Just thought Id mention that I saw Menagerie changed one of their fish tanks substrate and put in the new Fluval Ebi shrimp substrate and added some driftwood/plants too.... Looked very nice for the shrimps, and was nice to be able to check out the Fluval substrate up close with Taiwan Fire red shrimps walking all over it  looked so nice I had to get another shrimp too 
I read on their website update today http://www.menageriepetshop.com/ 
that they got Tiger shrimp in too !


----------



## Hitch (Apr 26, 2009)

oooooo....very nice selection.

good thing I am dt tmr.


----------



## Greg_o (Mar 4, 2010)

Personally I think regular tiger shrimp are under rated.
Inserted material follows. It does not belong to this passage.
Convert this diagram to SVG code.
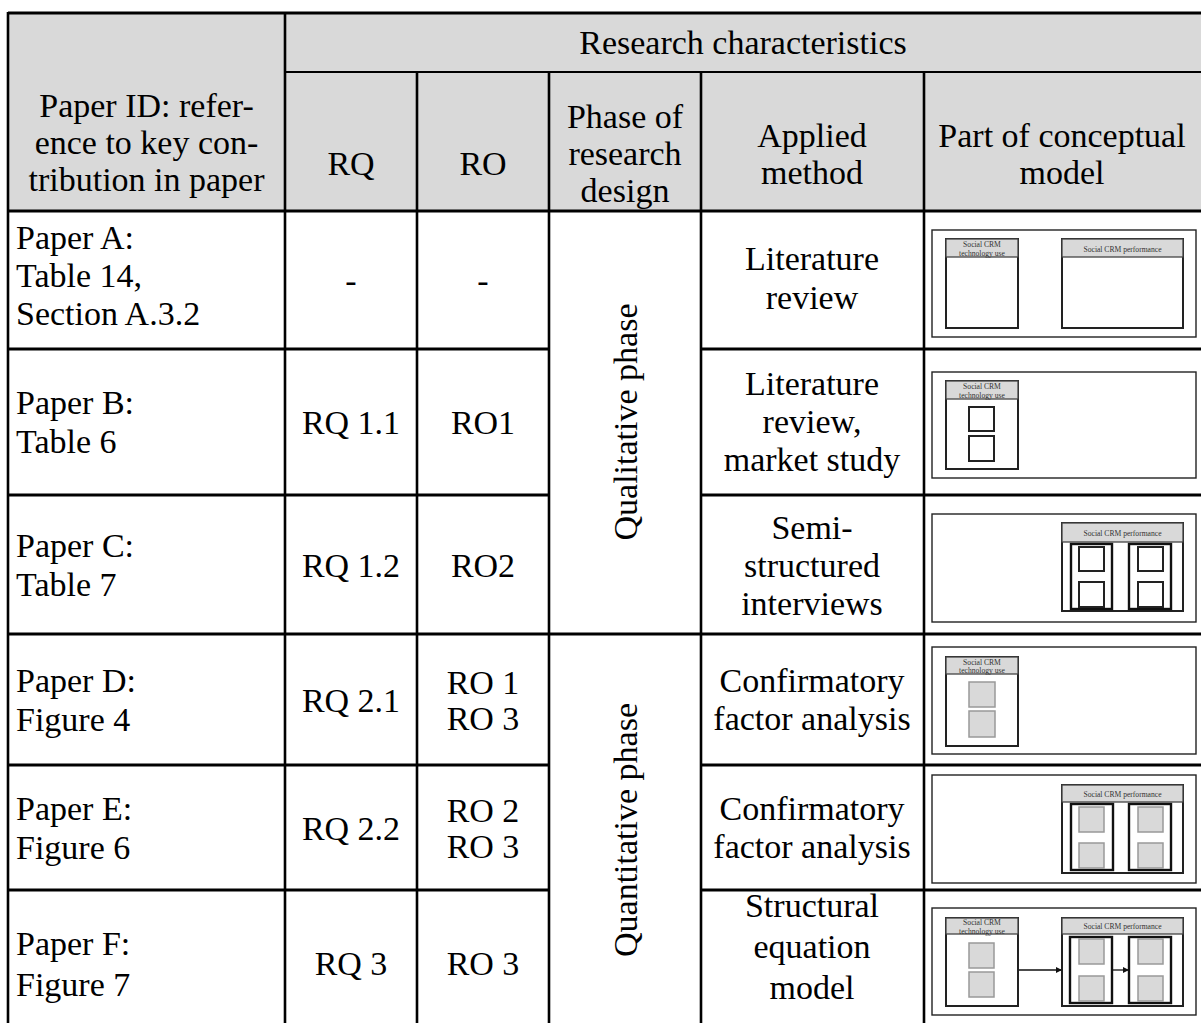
<svg xmlns="http://www.w3.org/2000/svg" width="1201" height="1023" viewBox="0 0 1201 1023">
<defs>
<style>
text{font-family:"Liberation Serif","Times New Roman",serif;font-size:34px;fill:#000}
.c{text-anchor:middle}
.hd{fill:#d9d9d9}
.tl{stroke:#000;stroke-width:3;fill:none}
.vl{stroke:#000;stroke-width:2.6;fill:none}
.ob{fill:#fff;stroke:#222;stroke-width:1.4}
.bx{fill:#fff;stroke:#222;stroke-width:2}
.bh{fill:#d9d9d9;stroke:#444;stroke-width:1.3}
.sb{fill:#fff;stroke:#111;stroke-width:2.4}
.sw{fill:#fff;stroke:#222;stroke-width:2}
.sg{fill:#d9d9d9;stroke:#999;stroke-width:1.5}
.tt{font-size:7.6px;fill:#333;text-anchor:middle}
.ar{stroke:#111;stroke-width:1.3;fill:none}
</style>
<marker id="ah" markerWidth="6" markerHeight="6" refX="5" refY="3" orient="auto" markerUnits="userSpaceOnUse"><path d="M0,0 L6,3 L0,6 z" fill="#111"/></marker>
</defs>
<rect x="0" y="0" width="1201" height="1023" fill="#fff"/>
<g id="header">
<rect class="hd" x="8" y="13" width="1193" height="198"/>
<text class="c" x="146.5" y="117">Paper ID: refer-</text>
<text class="c" x="146.5" y="154">ence to key con-</text>
<text class="c" x="146.5" y="191">tribution in paper</text>
<text class="c" x="743" y="54">Research characteristics</text>
<text class="c" x="351" y="175">RQ</text>
<text class="c" x="483" y="175">RO</text>
<text class="c" x="625" y="128">Phase of</text>
<text class="c" x="625" y="165">research</text>
<text class="c" x="625" y="202">design</text>
<text class="c" x="812" y="147">Applied</text>
<text class="c" x="812" y="184">method</text>
<text class="c" x="1062" y="147">Part of conceptual</text>
<text class="c" x="1062" y="184">model</text>
</g>
<g id="row-a">
<text x="16" y="249">Paper A:</text>
<text x="16" y="287">Table 14,</text>
<text x="16" y="325">Section A.3.2</text>
<text class="c" x="351" y="292">-</text>
<text class="c" x="483" y="292">-</text>
<text class="c" x="812" y="270">Literature</text>
<text class="c" x="812" y="309">review</text>
</g>
<g id="row-b">
<text x="16" y="414">Paper B:</text>
<text x="16" y="453">Table 6</text>
<text class="c" x="351" y="434">RQ 1.1</text>
<text class="c" x="483" y="434">RO1</text>
<text class="c" x="812" y="395">Literature</text>
<text class="c" x="812" y="433">review,</text>
<text class="c" x="812" y="471">market study</text>
</g>
<g id="row-c">
<text x="16" y="557">Paper C:</text>
<text x="16" y="596">Table 7</text>
<text class="c" x="351" y="577">RQ 1.2</text>
<text class="c" x="483" y="577">RO2</text>
<text class="c" x="812" y="539">Semi-</text>
<text class="c" x="812" y="577">structured</text>
<text class="c" x="812" y="615">interviews</text>
</g>
<g id="row-d">
<text x="16" y="692">Paper D:</text>
<text x="16" y="731">Figure 4</text>
<text class="c" x="351" y="712">RQ 2.1</text>
<text class="c" x="483" y="694">RO 1</text>
<text class="c" x="483" y="730">RO 3</text>
<text class="c" x="812" y="692">Confirmatory</text>
<text class="c" x="812" y="730">factor analysis</text>
</g>
<g id="row-e">
<text x="16" y="820">Paper E:</text>
<text x="16" y="859">Figure 6</text>
<text class="c" x="351" y="840">RQ 2.2</text>
<text class="c" x="483" y="822">RO 2</text>
<text class="c" x="483" y="858">RO 3</text>
<text class="c" x="812" y="820">Confirmatory</text>
<text class="c" x="812" y="858">factor analysis</text>
</g>
<g id="row-f">
<text x="16" y="955">Paper F:</text>
<text x="16" y="996">Figure 7</text>
<text class="c" x="351" y="975">RQ 3</text>
<text class="c" x="483" y="975">RO 3</text>
<text class="c" x="812" y="917">Structural</text>
<text class="c" x="812" y="958">equation</text>
<text class="c" x="812" y="999">model</text>
</g>
<g id="phases">
<text class="c" transform="translate(637,422) rotate(-90)">Qualitative phase</text>
<text class="c" transform="translate(637,830) rotate(-90)">Quantitative phase</text>
</g>
<g id="grid">
<line class="tl" x1="8" y1="13" x2="1201" y2="13"/>
<line class="vl" x1="8" y1="12" x2="8" y2="1023"/>
<line class="vl" x1="285" y1="72" x2="1201" y2="72" style="stroke-width:2"/>
<line class="tl" x1="8" y1="211" x2="1201" y2="211"/>
<line class="tl" x1="8" y1="349" x2="549" y2="349"/>
<line class="tl" x1="701" y1="349" x2="1201" y2="349"/>
<line class="tl" x1="8" y1="495" x2="549" y2="495"/>
<line class="tl" x1="701" y1="495" x2="1201" y2="495"/>
<line class="tl" x1="8" y1="634" x2="1201" y2="634"/>
<line class="tl" x1="8" y1="765" x2="549" y2="765"/>
<line class="tl" x1="701" y1="765" x2="1201" y2="765"/>
<line class="tl" x1="8" y1="890" x2="549" y2="890"/>
<line class="tl" x1="701" y1="890" x2="1201" y2="890"/>
<line class="vl" x1="285" y1="13" x2="285" y2="1023"/>
<line class="vl" x1="417" y1="72" x2="417" y2="1023"/>
<line class="vl" x1="549" y1="72" x2="549" y2="1023"/>
<line class="vl" x1="701" y1="72" x2="701" y2="1023"/>
<line class="vl" x1="924" y1="72" x2="924" y2="1023"/>
</g>
<g id="model-a">
<rect class="ob" x="932" y="230" width="264" height="107"/>
<rect class="bx" x="946" y="239" width="72" height="89"/>
<rect class="bh" x="946" y="239" width="72" height="18"/>
<text class="tt" x="982" y="246.5">Social CRM</text>
<text class="tt" x="982" y="255.5">technology use</text>
<rect class="bx" x="1062" y="239" width="121" height="89"/>
<rect class="bh" x="1062" y="239" width="121" height="18"/>
<text class="tt" x="1122.5" y="251.5">Social CRM performance</text>
</g>
<g id="model-b">
<rect class="ob" x="932" y="372" width="264" height="106"/>
<rect class="bx" x="946" y="381" width="72" height="88"/>
<rect class="bh" x="946" y="381" width="72" height="18"/>
<text class="tt" x="982" y="388.5">Social CRM</text>
<text class="tt" x="982" y="397.5">technology use</text>
<rect class="sw" x="969" y="407" width="25" height="24"/>
<rect class="sw" x="969" y="436" width="25" height="25"/>
</g>
<g id="model-c">
<rect class="ob" x="932" y="514" width="264" height="108"/>
<rect class="bx" x="1062" y="523" width="121" height="88"/>
<rect class="bh" x="1062" y="523" width="121" height="19"/>
<text class="tt" x="1122.5" y="535.5">Social CRM performance</text>
<rect class="sb" x="1071" y="544" width="41" height="65"/>
<rect class="sb" x="1129" y="544" width="42" height="65"/>
<rect class="sw" x="1079" y="547" width="25" height="24"/>
<rect class="sw" x="1079" y="582" width="25" height="25"/>
<rect class="sw" x="1138" y="547" width="25" height="24"/>
<rect class="sw" x="1138" y="582" width="25" height="25"/>
</g>
<g id="model-d">
<rect class="ob" x="932" y="647" width="264" height="107"/>
<rect class="bx" x="946" y="657" width="72" height="89"/>
<rect class="bh" x="946" y="657" width="72" height="17"/>
<text class="tt" x="982" y="664.5">Social CRM</text>
<text class="tt" x="982" y="673">technology use</text>
<rect class="sg" x="969" y="682" width="26" height="25"/>
<rect class="sg" x="969" y="711" width="26" height="26"/>
</g>
<g id="model-e">
<rect class="ob" x="932" y="775" width="264" height="108"/>
<rect class="bx" x="1062" y="785" width="121" height="88"/>
<rect class="bh" x="1062" y="785" width="121" height="17"/>
<text class="tt" x="1122.5" y="796.5">Social CRM performance</text>
<rect class="sb" x="1071" y="804" width="42" height="66"/>
<rect class="sb" x="1129" y="804" width="42" height="66"/>
<rect class="sg" x="1079" y="807" width="25" height="25"/>
<rect class="sg" x="1079" y="843" width="25" height="25"/>
<rect class="sg" x="1138" y="807" width="25" height="25"/>
<rect class="sg" x="1138" y="843" width="25" height="25"/>
</g>
<g id="model-f">
<rect class="ob" x="932" y="908" width="264" height="107"/>
<rect class="bx" x="946" y="918" width="72" height="88"/>
<rect class="bh" x="946" y="918" width="72" height="16"/>
<text class="tt" x="982" y="925">Social CRM</text>
<text class="tt" x="982" y="933.5">technology use</text>
<rect class="sg" x="969" y="943" width="25" height="25"/>
<rect class="sg" x="969" y="972" width="25" height="25"/>
<rect class="bx" x="1062" y="918" width="121" height="88"/>
<rect class="bh" x="1062" y="918" width="121" height="16"/>
<text class="tt" x="1122.5" y="929">Social CRM performance</text>
<rect class="sb" x="1070" y="937" width="42" height="66"/>
<rect class="sb" x="1129" y="937" width="42" height="66"/>
<rect class="sg" x="1079" y="939" width="25" height="25"/>
<rect class="sg" x="1079" y="976" width="25" height="25"/>
<rect class="sg" x="1138" y="939" width="25" height="25"/>
<rect class="sg" x="1138" y="976" width="25" height="25"/>
</g>
<g id="connectors">
<line class="ar" x1="1019" y1="970" x2="1061" y2="970" marker-end="url(#ah)"/>
<line class="ar" x1="1113" y1="970" x2="1128" y2="970" marker-end="url(#ah)"/>
</g>
</svg>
I got some on a whim and really like them - active, fun to watch and they look great.


----------



## Joeee (Apr 3, 2010)

I'm probably going to go tomorrow to buy some plants, unless there are some exciting shrimp there, because I'll spend all my money on that. Or I'll buy 2 bags of Indian Almond Leaves if available.


----------



## Guest (Dec 4, 2010)

Joeee said:


> I'm probably going to go tomorrow to buy some plants, unless there are some exciting shrimp there, because I'll spend all my money on that. Or I'll buy 2 bags of Indian Almond Leaves if available.


There are lots of Almond leaves... none are bagged but there is around 10kilos of fresh ones. just ask one of the staff to bag them up! They are only $2.99 per bag at the moment.


----------



## Joeee (Apr 3, 2010)

h_s said:


> There are lots of Almond leaves... none are bagged but there is around 10kilos of fresh ones. just ask one of the staff to bag them up! They are only $2.99 per bag at the moment.


I think they were $3.99 last time I went, is there any pretty low-light plants or cool shrimp in stock?


----------



## Guest (Dec 4, 2010)

Joeee said:


> I think they were $3.99 last time I went, is there any pretty low-light plants or cool shrimp in stock?


lots of low light plants. Plant tanks are very full.... as are the fish tanks!!


----------



## Joeee (Apr 3, 2010)

h_s said:


> lots of low light plants. Plant tanks are very full.... as are the fish tanks!!


Will I see you there tomorrow?


----------



## Guest (Dec 4, 2010)

Joeee said:


> Will I see you there tomorrow?


no, sorry, heading off to the snowy north this morning till Monday


----------